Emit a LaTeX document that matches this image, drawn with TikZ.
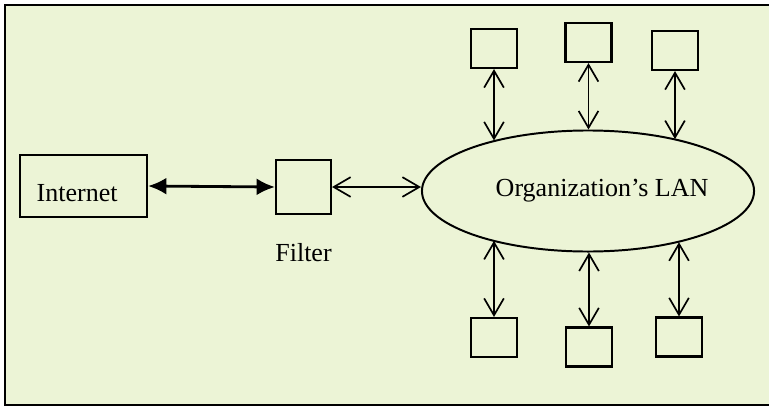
\documentclass[tikz,border=0pt]{standalone}
\usepackage{fontspec}
\setmainfont{Liberation Serif}
\usetikzlibrary{shapes.geometric,arrows.meta,positioning}
\definecolor{paper}{HTML}{ECF4D6}

\begin{document}
\begin{tikzpicture}[x=0.025cm, y=-0.025cm,
    font=\fontsize{18.5}{22}\selectfont,
    box/.style={rectangle, draw, line width=1.5pt, minimum width=1.15cm, minimum height=0.975cm},
    link/.style={line width=1.2pt, {Straight Barb[length=12pt,width=14pt]}-{Straight Barb[length=12pt,width=14pt]}},
    biglink/.style={line width=2pt, {Latex[length=13pt,width=12pt]}-{Latex[length=13pt,width=12pt]}}]

    \useasboundingbox (0,0) rectangle (769,408);
    \fill[paper] (5,5) rectangle (769,405);
    \draw[line width=1.6pt] (769,5) -- (5,5) -- (5,405) -- (769,405);

    \node[box, minimum width=3.175cm, minimum height=1.55cm,
          label={[xshift=-4.5pt, yshift=-5pt]center:Internet}] (inet) at (83.5,186) {};
    \node[box, minimum width=1.375cm, minimum height=1.35cm] (filter) at (303.5,187) {};
    \node[below=17pt of filter] (filtertxt) {Filter};
    \node[ellipse, draw, line width=1.4pt, inner sep=0pt, minimum width=8.3cm, minimum height=3.025cm,
          label={[xshift=10pt]center:Organization's LAN}] (lan) at (588,191) {};

    % hosts above and below the LAN
    \node[box] (top1) at (494,48.5) {};
    \node[box] (top2) at (588.5,42.5) {};
    \node[box] (top3) at (675,50.5) {};
    \node[box] (bot1) at (494,337.5) {};
    \node[box] (bot2) at (589,347) {};
    \node[box] (bot3) at (679,337) {};

    \draw[biglink] (inet.east) -- (filter.west);
    \draw[link] (filter.east) -- (filter.east -| lan.west);

    \draw[link] (top1.south) -- (top1.south |- lan.152.2);
    \draw[link] (top2.south) -- (top2.south |- lan.90);
    \draw[link] (top3.south) -- (top3.south |- lan.30.4);
    \draw[link] (bot1.north) -- (bot1.north |- lan.207.8);
    \draw[link] (bot2.north) -- (bot2.north |- lan.270);
    \draw[link] (bot3.north) -- (bot3.north |- lan.331.1);
\end{tikzpicture}
\end{document}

What you are asked to do – In the data above, please extract the lines from the first one through the line with "(filter.east -| lan.west);", exactly, and keep pictures out.

Finished answer –
Emit a LaTeX document that matches this image, drawn with TikZ.
\documentclass[tikz,border=0pt]{standalone}
\usepackage{fontspec}
\setmainfont{Liberation Serif}
\usetikzlibrary{shapes.geometric,arrows.meta,positioning}
\definecolor{paper}{HTML}{ECF4D6}

\begin{document}
\begin{tikzpicture}[x=0.025cm, y=-0.025cm,
    font=\fontsize{18.5}{22}\selectfont,
    box/.style={rectangle, draw, line width=1.5pt, minimum width=1.15cm, minimum height=0.975cm},
    link/.style={line width=1.2pt, {Straight Barb[length=12pt,width=14pt]}-{Straight Barb[length=12pt,width=14pt]}},
    biglink/.style={line width=2pt, {Latex[length=13pt,width=12pt]}-{Latex[length=13pt,width=12pt]}}]

    \useasboundingbox (0,0) rectangle (769,408);
    \fill[paper] (5,5) rectangle (769,405);
    \draw[line width=1.6pt] (769,5) -- (5,5) -- (5,405) -- (769,405);

    \node[box, minimum width=3.175cm, minimum height=1.55cm,
          label={[xshift=-4.5pt, yshift=-5pt]center:Internet}] (inet) at (83.5,186) {};
    \node[box, minimum width=1.375cm, minimum height=1.35cm] (filter) at (303.5,187) {};
    \node[below=17pt of filter] (filtertxt) {Filter};
    \node[ellipse, draw, line width=1.4pt, inner sep=0pt, minimum width=8.3cm, minimum height=3.025cm,
          label={[xshift=10pt]center:Organization's LAN}] (lan) at (588,191) {};

    % hosts above and below the LAN
    \node[box] (top1) at (494,48.5) {};
    \node[box] (top2) at (588.5,42.5) {};
    \node[box] (top3) at (675,50.5) {};
    \node[box] (bot1) at (494,337.5) {};
    \node[box] (bot2) at (589,347) {};
    \node[box] (bot3) at (679,337) {};

    \draw[biglink] (inet.east) -- (filter.west);
    \draw[link] (filter.east) -- (filter.east -| lan.west);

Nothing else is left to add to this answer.